Friday, 15 February 2008

Input Validation... Getting It Right the First Time?

Most of the attacks on web applications happen because of poor input validation. So can we say if input validation is done properly, these applications would be able to avoid these attacks? Maybe, but this is easier said than done.

With the complex nature of web applications having multi-tier architecures these days, it is really difficult to decide where and how the input validation should be done. While conducting penetration tests, I normally come across web applications where developers rely too much on client side validation controls and only a handful of them get it right in the first place.

Any user input that is processed by the application should be treated as malicious. This includes all the HTTP headers and hidden form fields that are processed by the application and not just the data entered by the user in the form fields. User input that is passed to the server should always be checked for type, length, format and range.

The application should only rely on server side validation controls and not on client side validation controls as it is very trivial to bypass client side controls by using a web proxy. Even on the server side, it may be a bit tricky to have proper validation controls in place. So a defence in depth mechanism should be applied and the data should be validated every time it crosses a trust boundary. This approach should be followed to prevent servers at different stages assuming a malicious data string as a legitimate data string. For example, it may be perfectly legitimate for a web server to treat a single quote (') as a valid character for a name field (as someone may have a name O'Neil), but the validation controls on the application server may be put in place to make sure that the single quote is treated as is, and not as part of an SQL query to the database server. Again we may employ some parameterised queries on the database so that all the input passed to the database is considered as a parameter and not the command to the database.
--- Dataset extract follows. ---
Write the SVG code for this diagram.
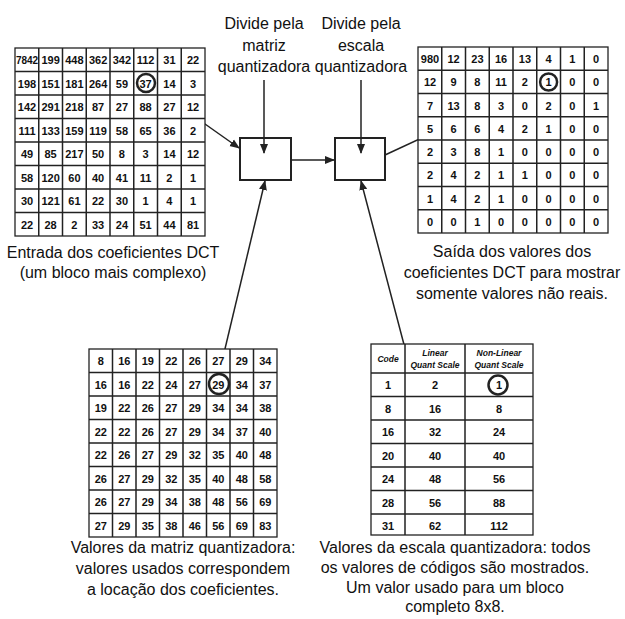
<svg xmlns="http://www.w3.org/2000/svg" width="625" height="619" viewBox="0 0 625 619">
<style>
text{font-family:"Liberation Sans",Arial,sans-serif;fill:#111}
.c{font-size:11px;font-weight:bold;text-anchor:middle}
.l{font-size:16px;text-anchor:middle}
.g{fill:#fff;stroke:#222;stroke-width:1.3}
.o{fill:#fff;stroke:#222;stroke-width:2}
.a{stroke:#222;stroke-width:1.5;fill:none}
.ci{fill:none;stroke:#222;stroke-width:2.5}
.h{font-size:8.5px;font-weight:bold;font-style:italic;text-anchor:middle}
</style>
<defs><marker id="ar" markerWidth="10" markerHeight="10" refX="9" refY="5" orient="auto" markerUnits="userSpaceOnUse"><path d="M0,1 L10,5 L0,9 z" fill="#222"/></marker></defs>
<rect width="625" height="619" fill="#fff"/>
<g id="texts">
<text class="l" x="264" y="29">Divide pela</text><text class="l" x="264" y="51">matriz</text><text class="l" x="264" y="72">quantizadora</text>
<text class="l" x="361" y="29">Divide pela</text><text class="l" x="361" y="51">escala</text><text class="l" x="361" y="72">quantizadora</text>
<text class="l" x="113" y="258">Entrada dos coeficientes DCT</text><text class="l" x="113" y="278">(um bloco mais complexo)</text>
<text class="l" x="512" y="257">Saída dos valores dos</text><text class="l" x="512" y="278">coeficientes DCT para mostrar</text><text class="l" x="512" y="299">somente valores não reais.</text>
<text class="l" x="183" y="553">Valores da matriz quantizadora:</text><text class="l" x="183" y="574">valores usados correspondem</text><text class="l" x="183" y="595">a locação dos  coeficientes.</text>
<text class="l" x="455" y="553">Valores da escala quantizadora: todos</text><text class="l" x="455" y="573">os valores de códigos são mostrados.</text><text class="l" x="455" y="593">Um valor usado para um bloco</text><text class="l" x="455" y="612">completo 8x8.</text>
</g>
<g id="box1"><rect class="o" x="240" y="138" width="51" height="42"/></g>
<g id="box2"><rect class="o" x="335" y="138" width="50" height="42"/></g>
<g id="connectors">
<line class="a" x1="264" y1="80" x2="264" y2="153" marker-end="url(#ar)"/>
<line class="a" x1="361" y1="80" x2="361" y2="153" marker-end="url(#ar)"/>
<line class="a" x1="291" y1="160" x2="334" y2="160" marker-end="url(#ar)"/>
<line class="a" x1="154" y1="88" x2="239" y2="148" marker-end="url(#ar)"/>
<line class="a" x1="385" y1="155" x2="538" y2="84" marker-end="url(#ar)"/>
<line class="a" x1="219" y1="374" x2="265" y2="181" marker-end="url(#ar)"/>
<polyline class="a" points="488,383 412,375 361,181" marker-end="url(#ar)"/>
</g>
<g id="input-grid">
<rect class="g" x="15" y="48" width="190" height="188"/>
<path class="a" d="M38.75,48V236M62.5,48V236M86.25,48V236M110,48V236M133.75,48V236M157.5,48V236M181.25,48V236M15,71.5H205M15,95H205M15,118.5H205M15,142H205M15,165.5H205M15,189H205M15,212.5H205"/>
<text class="c" y="64"><tspan x="27" font-size="10">7842</tspan><tspan x="50.6">199</tspan><tspan x="74.4">448</tspan><tspan x="98.1">362</tspan><tspan x="121.9">342</tspan><tspan x="145.6">112</tspan><tspan x="169.4">31</tspan><tspan x="193.1">22</tspan></text>
<text class="c" y="87.5"><tspan x="27">198</tspan><tspan x="50.6">151</tspan><tspan x="74.4">181</tspan><tspan x="98.1">264</tspan><tspan x="121.9">59</tspan><tspan x="145.6">37</tspan><tspan x="169.4">14</tspan><tspan x="193.1">3</tspan></text>
<text class="c" y="111"><tspan x="27">142</tspan><tspan x="50.6">291</tspan><tspan x="74.4">218</tspan><tspan x="98.1">87</tspan><tspan x="121.9">27</tspan><tspan x="145.6">88</tspan><tspan x="169.4">27</tspan><tspan x="193.1">12</tspan></text>
<text class="c" y="134.5"><tspan x="27">111</tspan><tspan x="50.6">133</tspan><tspan x="74.4">159</tspan><tspan x="98.1">119</tspan><tspan x="121.9">58</tspan><tspan x="145.6">65</tspan><tspan x="169.4">36</tspan><tspan x="193.1">2</tspan></text>
<text class="c" y="158"><tspan x="27">49</tspan><tspan x="50.6">85</tspan><tspan x="74.4">217</tspan><tspan x="98.1">50</tspan><tspan x="121.9">8</tspan><tspan x="145.6">3</tspan><tspan x="169.4">14</tspan><tspan x="193.1">12</tspan></text>
<text class="c" y="181.5"><tspan x="27">58</tspan><tspan x="50.6">120</tspan><tspan x="74.4">60</tspan><tspan x="98.1">40</tspan><tspan x="121.9">41</tspan><tspan x="145.6">11</tspan><tspan x="169.4">2</tspan><tspan x="193.1">1</tspan></text>
<text class="c" y="205"><tspan x="27">30</tspan><tspan x="50.6">121</tspan><tspan x="74.4">61</tspan><tspan x="98.1">22</tspan><tspan x="121.9">30</tspan><tspan x="145.6">1</tspan><tspan x="169.4">4</tspan><tspan x="193.1">1</tspan></text>
<text class="c" y="228.5"><tspan x="27">22</tspan><tspan x="50.6">28</tspan><tspan x="74.4">2</tspan><tspan x="98.1">33</tspan><tspan x="121.9">24</tspan><tspan x="145.6">51</tspan><tspan x="169.4">44</tspan><tspan x="193.1">81</tspan></text>
<circle class="ci" cx="146" cy="83" r="9"/>
</g>
<g id="output-grid">
<rect class="g" x="418" y="47" width="190" height="186"/>
<path class="a" d="M441.75,47V233M465.5,47V233M489.25,47V233M513,47V233M536.75,47V233M560.5,47V233M584.25,47V233M418,70.25H608M418,93.5H608M418,116.75H608M418,140H608M418,163.25H608M418,186.5H608M418,209.75H608"/>
<text class="c" y="63"><tspan x="430">980</tspan><tspan x="453.6">12</tspan><tspan x="477.4">23</tspan><tspan x="501.1">16</tspan><tspan x="524.9">13</tspan><tspan x="548.6">4</tspan><tspan x="572.4">1</tspan><tspan x="596.1">0</tspan></text>
<text class="c" y="86"><tspan x="430">12</tspan><tspan x="453.6">9</tspan><tspan x="477.4">8</tspan><tspan x="501.1">11</tspan><tspan x="524.9">2</tspan><tspan x="548.6">1</tspan><tspan x="572.4">0</tspan><tspan x="596.1">0</tspan></text>
<text class="c" y="109.5"><tspan x="430">7</tspan><tspan x="453.6">13</tspan><tspan x="477.4">8</tspan><tspan x="501.1">3</tspan><tspan x="524.9">0</tspan><tspan x="548.6">2</tspan><tspan x="572.4">0</tspan><tspan x="596.1">1</tspan></text>
<text class="c" y="132.5"><tspan x="430">5</tspan><tspan x="453.6">6</tspan><tspan x="477.4">6</tspan><tspan x="501.1">4</tspan><tspan x="524.9">2</tspan><tspan x="548.6">1</tspan><tspan x="572.4">0</tspan><tspan x="596.1">0</tspan></text>
<text class="c" y="156"><tspan x="430">2</tspan><tspan x="453.6">3</tspan><tspan x="477.4">8</tspan><tspan x="501.1">1</tspan><tspan x="524.9">0</tspan><tspan x="548.6">0</tspan><tspan x="572.4">0</tspan><tspan x="596.1">0</tspan></text>
<text class="c" y="179"><tspan x="430">2</tspan><tspan x="453.6">4</tspan><tspan x="477.4">2</tspan><tspan x="501.1">1</tspan><tspan x="524.9">1</tspan><tspan x="548.6">0</tspan><tspan x="572.4">0</tspan><tspan x="596.1">0</tspan></text>
<text class="c" y="202.5"><tspan x="430">1</tspan><tspan x="453.6">4</tspan><tspan x="477.4">2</tspan><tspan x="501.1">1</tspan><tspan x="524.9">0</tspan><tspan x="548.6">0</tspan><tspan x="572.4">0</tspan><tspan x="596.1">0</tspan></text>
<text class="c" y="225.5"><tspan x="430">0</tspan><tspan x="453.6">0</tspan><tspan x="477.4">1</tspan><tspan x="501.1">0</tspan><tspan x="524.9">0</tspan><tspan x="548.6">0</tspan><tspan x="572.4">0</tspan><tspan x="596.1">0</tspan></text>
<circle class="ci" cx="548.6" cy="82" r="8.5"/>
</g>
<g id="quant-matrix">
<rect class="g" x="89" y="349" width="188" height="188"/>
<path class="a" d="M112.5,349V537M136,349V537M159.5,349V537M183,349V537M206.5,349V537M230,349V537M253.5,349V537M89,372.5H277M89,396H277M89,419.5H277M89,443H277M89,466.5H277M89,490H277M89,513.5H277"/>
<text class="c" y="365"><tspan x="100.8">8</tspan><tspan x="124.3">16</tspan><tspan x="147.8">19</tspan><tspan x="171.3">22</tspan><tspan x="194.8">26</tspan><tspan x="218.3">27</tspan><tspan x="241.8">29</tspan><tspan x="265.3">34</tspan></text>
<text class="c" y="388.5"><tspan x="100.8">16</tspan><tspan x="124.3">16</tspan><tspan x="147.8">22</tspan><tspan x="171.3">24</tspan><tspan x="194.8">27</tspan><tspan x="218.3">29</tspan><tspan x="241.8">34</tspan><tspan x="265.3">37</tspan></text>
<text class="c" y="412"><tspan x="100.8">19</tspan><tspan x="124.3">22</tspan><tspan x="147.8">26</tspan><tspan x="171.3">27</tspan><tspan x="194.8">29</tspan><tspan x="218.3">34</tspan><tspan x="241.8">34</tspan><tspan x="265.3">38</tspan></text>
<text class="c" y="435.5"><tspan x="100.8">22</tspan><tspan x="124.3">22</tspan><tspan x="147.8">26</tspan><tspan x="171.3">27</tspan><tspan x="194.8">29</tspan><tspan x="218.3">34</tspan><tspan x="241.8">37</tspan><tspan x="265.3">40</tspan></text>
<text class="c" y="459"><tspan x="100.8">22</tspan><tspan x="124.3">26</tspan><tspan x="147.8">27</tspan><tspan x="171.3">29</tspan><tspan x="194.8">32</tspan><tspan x="218.3">35</tspan><tspan x="241.8">40</tspan><tspan x="265.3">48</tspan></text>
<text class="c" y="482.5"><tspan x="100.8">26</tspan><tspan x="124.3">27</tspan><tspan x="147.8">29</tspan><tspan x="171.3">32</tspan><tspan x="194.8">35</tspan><tspan x="218.3">40</tspan><tspan x="241.8">48</tspan><tspan x="265.3">58</tspan></text>
<text class="c" y="506"><tspan x="100.8">26</tspan><tspan x="124.3">27</tspan><tspan x="147.8">29</tspan><tspan x="171.3">34</tspan><tspan x="194.8">38</tspan><tspan x="218.3">48</tspan><tspan x="241.8">56</tspan><tspan x="265.3">69</tspan></text>
<text class="c" y="529.5"><tspan x="100.8">27</tspan><tspan x="124.3">29</tspan><tspan x="147.8">35</tspan><tspan x="171.3">38</tspan><tspan x="194.8">46</tspan><tspan x="218.3">56</tspan><tspan x="241.8">69</tspan><tspan x="265.3">83</tspan></text>
<circle class="ci" cx="219" cy="384" r="10"/>
</g>
<g id="quant-scale">
<rect class="g" x="371" y="344" width="162" height="191"/>
<path class="a" d="M405,344V535M465,344V535M371,373H533M371,396.5H533M371,420H533M371,443.5H533M371,467H533M371,490.5H533M371,514H533"/>
<text class="h" x="388" y="362">Code</text>
<text class="h" x="435" y="356">Linear</text><text class="h" x="435" y="368">Quant Scale</text>
<text class="h" x="499" y="356">Non-Linear</text><text class="h" x="499" y="368">Quant Scale</text>
<text class="c" y="389"><tspan x="388">1</tspan><tspan x="435">2</tspan><tspan x="499">1</tspan></text>
<text class="c" y="412.5"><tspan x="388">8</tspan><tspan x="435">16</tspan><tspan x="499">8</tspan></text>
<text class="c" y="436"><tspan x="388">16</tspan><tspan x="435">32</tspan><tspan x="499">24</tspan></text>
<text class="c" y="459.5"><tspan x="388">20</tspan><tspan x="435">40</tspan><tspan x="499">40</tspan></text>
<text class="c" y="483"><tspan x="388">24</tspan><tspan x="435">48</tspan><tspan x="499">56</tspan></text>
<text class="c" y="506.5"><tspan x="388">28</tspan><tspan x="435">56</tspan><tspan x="499">88</tspan></text>
<text class="c" y="530"><tspan x="388">31</tspan><tspan x="435">62</tspan><tspan x="499">112</tspan></text>
<circle class="ci" cx="498" cy="385" r="9.5"/>
</g>
</svg>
Also, there are two approaches for handling input validation on the server side. One is to create a white list of acceptable characters and restrict everything else, and the other is to create a black list of known malicious characters and restrict these characters from the input while accepting everything else. The best practise is to create a white list of all the acceptable characters for each input field and reject everything else. This approach would enable the web application to prevent any unknown and future attacks as well, while on the other hand, creating a black list may only prevent against currently recognised malicious chracters. Sometimes, it may also not be so evident to identify all the malicious characters in advance and thus may be easy to miss mitigation against some of the attack vectors by following the black listing approach.

So, if done correctly, input validation would prevent most of the injection attacks on your web application.